Our current desktop and laptop -- a 2000 series laptop, and a Pavilion...P-7 series? Been a long time since I actually looked at the series -- were both 2012 models, refurbed and bought in 2013. Both are workhorses, the desktop has not needed anything other than upgraded RAM to keep up with the times, and the only things in my laptop that have needed replaced are the fan and the keyboard (that was a DIY thing on my part, less than $20 worth of parts) I maxed out the RAM as soon as I got it.
I want to say these were $400 and $300 respectively, they were at least $100-$150 less than brand new.

Prior to that, we had an eMachine desktop and an Acer laptop, both refurbished & from Best Buy, They lasted about....4 years before a lightning strike hit a little too close to the house and fried both of them. Hence the HPs.
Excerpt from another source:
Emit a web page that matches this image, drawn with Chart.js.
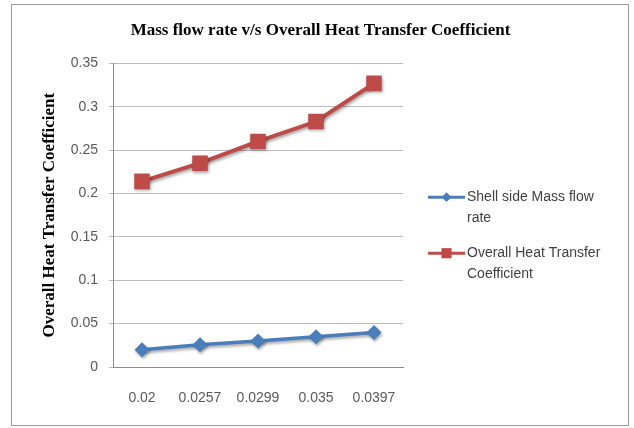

I don't even remember what those 2 cost, but it wasn't a whole hell of a lot compared to brand new.

I had a few others prior, but I can't remember the makes anymore other than a Dell. Which was a 2002 that I bought in 2005, and amazingly, still works. Well, it's not useful for so much as browsing, but it does still turn on and you can still use the programs, lol.

I can only upgrade my laptop's guts so much, the RAM's already maxed. I'm going to have to replace it eventually, the GPU isn't going to be able to keep handling programs, games & videos forever.
The desktop, on the other hand, is still running maxed games and high rez videos off just the graphics chip. We haven't even bothered with a stand alone graphics card yet. We're looking at upgrading to one next year, and it should get us many more years of use out of it.

Suffice it to say, I want an HP Omen eventually, but damn sure am not paying full price for it, not for what Omens cost. I can buy last years model used & at a discount just fine, it works just the same.